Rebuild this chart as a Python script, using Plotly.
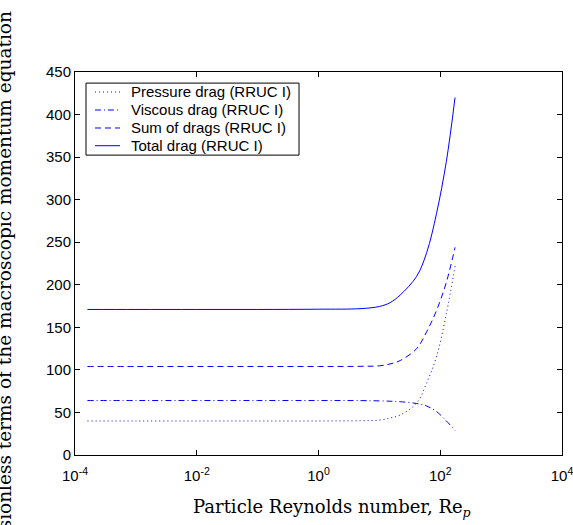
import plotly.graph_objects as go

# Particle Reynolds number (x) and the four drag terms
re_p = [1.6e-4, 1e-3, 1e-2, 1e-1, 1, 5, 10, 15, 22, 41, 60, 87, 126, 175]
pressure = [40, 40, 40, 40, 40, 40.3, 41, 43.5, 47, 61, 85, 116, 166, 222]
viscous = [64, 64, 64, 64, 64, 63.9, 63.6, 63.2, 62.6, 60.5, 57.5, 51, 40, 29]
sum_drags = [104, 104, 104, 104, 104, 104.2, 104.8, 107, 111, 125, 145, 170, 203, 244]
total = [171, 171, 171, 171, 171.3, 172, 174.5, 179, 188, 210, 238, 284, 345, 420]

x_tickvals = [1e-4, 1e-2, 1, 1e2, 1e4]
x_ticktext = ["10<sup>-4</sup>", "10<sup>-2</sup>", "10<sup>0</sup>",
              "10<sup>2</sup>", "10<sup>4</sup>"]
y_tickvals = [0, 50, 100, 150, 200, 250, 300, 350, 400, 450]

blue = "rgb(0,0,255)"
sans = "Liberation Sans, Arial"
serif = "DejaVu Serif"

series = [
    ("Pressure drag (RRUC I)", pressure, "1px,3px"),
    ("Viscous drag (RRUC I)", viscous, "6px,3px,1px,3px"),
    ("Sum of drags (RRUC I)", sum_drags, "6px,4px"),
    ("Total drag (RRUC I)", total, "solid"),
]

fig = go.Figure()

for name, vals, dash in series:
    fig.add_trace(go.Scatter(
        x=re_p, y=vals, name=name, mode="lines", showlegend=False,
        line=dict(color=blue, width=1, dash=dash, shape="spline"),
    ))

# -----------------------------
# legend drawn by hand (MATLAB style, tight rows)
# -----------------------------
fig.add_shape(type="rect", xref="paper", yref="paper",
              x0=0.0226, x1=0.46, y0=0.783, y1=0.971,
              line=dict(color="black", width=1), fillcolor="white", layer="above")

row_y = [0.9478, 0.9008, 0.8538, 0.8076]
for (name, vals, dash), ry in zip(series, row_y):
    fig.add_shape(type="line", xref="paper", yref="paper",
                  x0=0.041, x1=0.0924, y0=ry, y1=ry,
                  line=dict(color=blue, width=1, dash=dash), layer="above")
    fig.add_annotation(text=name, xref="paper", yref="paper", x=0.1109, y=ry,
                       xanchor="left", yanchor="middle", showarrow=False,
                       font=dict(family=sans, size=15, color="black"))

axis_common = dict(
    showline=True, linecolor="black", linewidth=1, mirror="ticks",
    ticks="inside", ticklen=5, tickcolor="black", showgrid=False,
    zeroline=False, automargin=False, ticklabeloverflow="allow",
    tickfont=dict(family=sans, size=15, color="black"),
)

fig.update_xaxes(type="log", range=[-4, 4], tickvals=x_tickvals,
                 ticktext=x_ticktext, ticklabelstandoff=7, **axis_common)
fig.update_yaxes(range=[0, 450], tickvals=y_tickvals, **axis_common)

fig.add_annotation(
    text="Particle Reynolds number, Re<sub><i>p</i></sub>",
    xref="paper", yref="paper", x=0.527, y=-0.138,
    xanchor="center", yanchor="middle", showarrow=False,
    font=dict(family=serif, size=18, color="black"),
)

fig.add_annotation(
    text="Dimensionless terms of the macroscopic momentum equation",
    xref="paper", yref="paper", x=-0.144, y=0.403, textangle=-90,
    showarrow=False, font=dict(family=serif, size=18.5, color="black"),
    xanchor="center", yanchor="middle",
)

fig.update_layout(
    width=573, height=525,
    margin=dict(l=75, r=11, t=72, b=70),
    plot_bgcolor="white", paper_bgcolor="white",
)

# page body has a default 8px margin; drop it so the figure sits at 0,0
fig.write_html("out.html", config={"displayModeBar": False},
               post_script="document.body.style.margin='0';")
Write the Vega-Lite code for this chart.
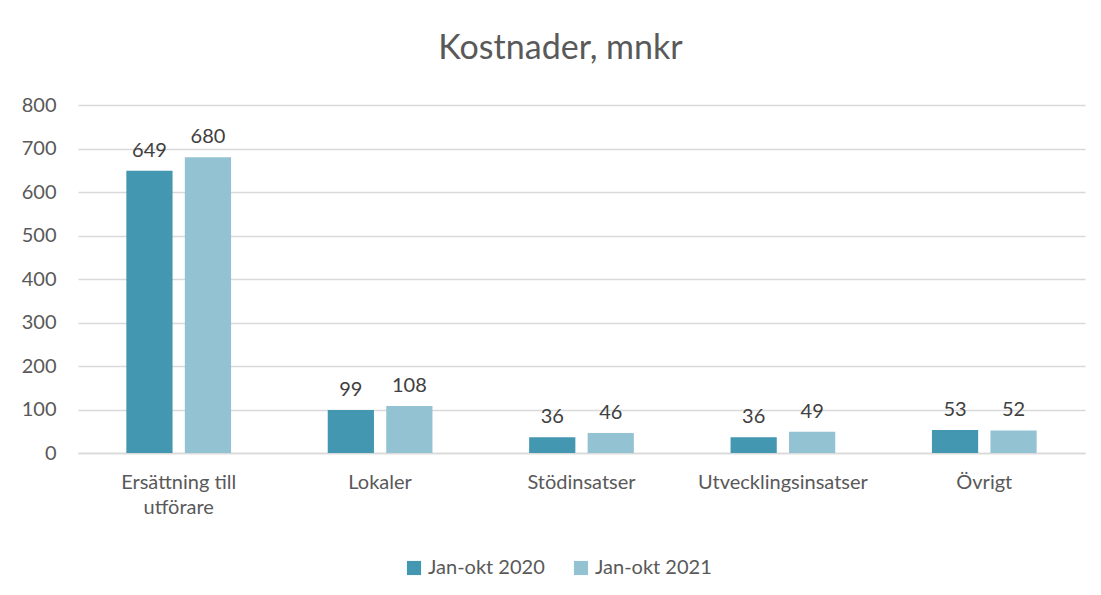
* * *
To be done: Print each line of the material above exactly, with the pictures removed from your copy.

Exercise result:
Rebuild this chart as a Python script, using Plotly.
import plotly.graph_objects as go

# Particle Reynolds number (x) and the four drag terms
re_p = [1.6e-4, 1e-3, 1e-2, 1e-1, 1, 5, 10, 15, 22, 41, 60, 87, 126, 175]
pressure = [40, 40, 40, 40, 40, 40.3, 41, 43.5, 47, 61, 85, 116, 166, 222]
viscous = [64, 64, 64, 64, 64, 63.9, 63.6, 63.2, 62.6, 60.5, 57.5, 51, 40, 29]
sum_drags = [104, 104, 104, 104, 104, 104.2, 104.8, 107, 111, 125, 145, 170, 203, 244]
total = [171, 171, 171, 171, 171.3, 172, 174.5, 179, 188, 210, 238, 284, 345, 420]

x_tickvals = [1e-4, 1e-2, 1, 1e2, 1e4]
x_ticktext = ["10<sup>-4</sup>", "10<sup>-2</sup>", "10<sup>0</sup>",
              "10<sup>2</sup>", "10<sup>4</sup>"]
y_tickvals = [0, 50, 100, 150, 200, 250, 300, 350, 400, 450]

blue = "rgb(0,0,255)"
sans = "Liberation Sans, Arial"
serif = "DejaVu Serif"

series = [
    ("Pressure drag (RRUC I)", pressure, "1px,3px"),
    ("Viscous drag (RRUC I)", viscous, "6px,3px,1px,3px"),
    ("Sum of drags (RRUC I)", sum_drags, "6px,4px"),
    ("Total drag (RRUC I)", total, "solid"),
]

fig = go.Figure()

for name, vals, dash in series:
    fig.add_trace(go.Scatter(
        x=re_p, y=vals, name=name, mode="lines", showlegend=False,
        line=dict(color=blue, width=1, dash=dash, shape="spline"),
    ))

# -----------------------------
# legend drawn by hand (MATLAB style, tight rows)
# -----------------------------
fig.add_shape(type="rect", xref="paper", yref="paper",
              x0=0.0226, x1=0.46, y0=0.783, y1=0.971,
              line=dict(color="black", width=1), fillcolor="white", layer="above")

row_y = [0.9478, 0.9008, 0.8538, 0.8076]
for (name, vals, dash), ry in zip(series, row_y):
    fig.add_shape(type="line", xref="paper", yref="paper",
                  x0=0.041, x1=0.0924, y0=ry, y1=ry,
                  line=dict(color=blue, width=1, dash=dash), layer="above")
    fig.add_annotation(text=name, xref="paper", yref="paper", x=0.1109, y=ry,
                       xanchor="left", yanchor="middle", showarrow=False,
                       font=dict(family=sans, size=15, color="black"))

axis_common = dict(
    showline=True, linecolor="black", linewidth=1, mirror="ticks",
    ticks="inside", ticklen=5, tickcolor="black", showgrid=False,
    zeroline=False, automargin=False, ticklabeloverflow="allow",
    tickfont=dict(family=sans, size=15, color="black"),
)

fig.update_xaxes(type="log", range=[-4, 4], tickvals=x_tickvals,
                 ticktext=x_ticktext, ticklabelstandoff=7, **axis_common)
fig.update_yaxes(range=[0, 450], tickvals=y_tickvals, **axis_common)

fig.add_annotation(
    text="Particle Reynolds number, Re<sub><i>p</i></sub>",
    xref="paper", yref="paper", x=0.527, y=-0.138,
    xanchor="center", yanchor="middle", showarrow=False,
    font=dict(family=serif, size=18, color="black"),
)

fig.add_annotation(
    text="Dimensionless terms of the macroscopic momentum equation",
    xref="paper", yref="paper", x=-0.144, y=0.403, textangle=-90,
    showarrow=False, font=dict(family=serif, size=18.5, color="black"),
    xanchor="center", yanchor="middle",
)

fig.update_layout(
    width=573, height=525,
    margin=dict(l=75, r=11, t=72, b=70),
    plot_bgcolor="white", paper_bgcolor="white",
)

# page body has a default 8px margin; drop it so the figure sits at 0,0
fig.write_html("out.html", config={"displayModeBar": False},
               post_script="document.body.style.margin='0';")
Write the Vega-Lite code for this chart.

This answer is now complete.